Après avoir exprimé son hostilité de principe à toute liberté de choix concernant les règles de dévolution du nom, M. Yves Fréville a estimé inopportun de livrer au regard de la société la nature des relations entre parents et enfants reflétée dans le nom porté par ces derniers.

Evoquant le rapport fusionnel existant entre la mère et l'enfant et le gage d'équilibre constitué par l'octroi du nom paternel, M. Henri de Richemont, rapporteur, a estimé qu'il était contradictoire d'affaiblir le lien d'identification au père par une modification des règles de dévolution du nom, au moment même où le Gouvernement proposait d'accorder à celui-ci un congé post-natal.

Après avoir rappelé que de plus en plus d'enfants issus de couples non mariés portaient le nom de leur mère, Mme Marylise Lebranchu, garde des sceaux, ministre de la justice, a observé que la proposition de loi, préconisant l'accolement des noms du père et de la mère, tendait à consacrer la double filiation, ce qui n'avait pas pour conséquence d'affaiblir la place du père. Du point de vue technique, elle a indiqué que les études effectuées avaient conclu à la faisabilité de l'institutionnalisation du double nom ; elle a cependant admis que les adaptations nécessaires auraient un coût évalué à quelque 6 millions de francs par l'INSEE. Elle est convenu que le choix de l'ordre alphabétique comme critère discriminant n'était pas idéal, tout en soulignant l'absence d'alternative.
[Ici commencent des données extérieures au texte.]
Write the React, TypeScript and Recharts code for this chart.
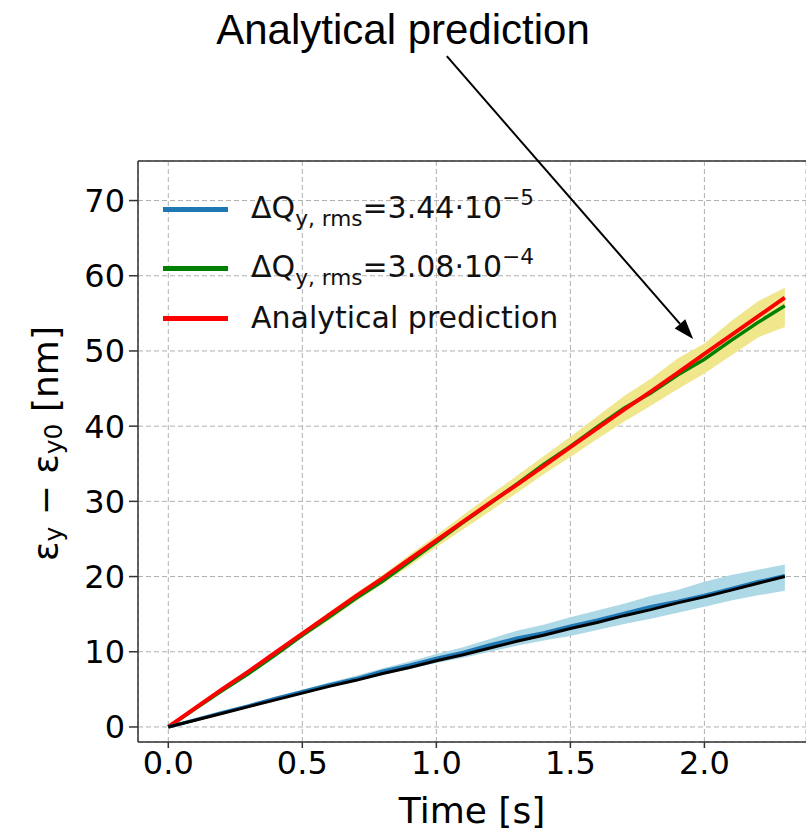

En réponse à M. Henri de Richemont, rapporteur, elle a observé que dans 97 % des cas, proportion correspondant aux enfants naturels reconnus à la fois par leur père et leur mère, les enfants naturels porteraient un nom double et a estimé que le dispositif n'aboutirait pas à instaurer de discrimination entre enfants naturels et enfants légitimes dès lors que l'option permettrait à des couples de choisir un nom unique évitant ainsi la stigmatisation de l'enfant issu d'un foyer monoparental. Elle a en outre rappelé que la faculté de choix du nom offerte à l'enfant devrait se limiter à l'adjonction du nom de ses parents qu'il ne porterait pas déjà.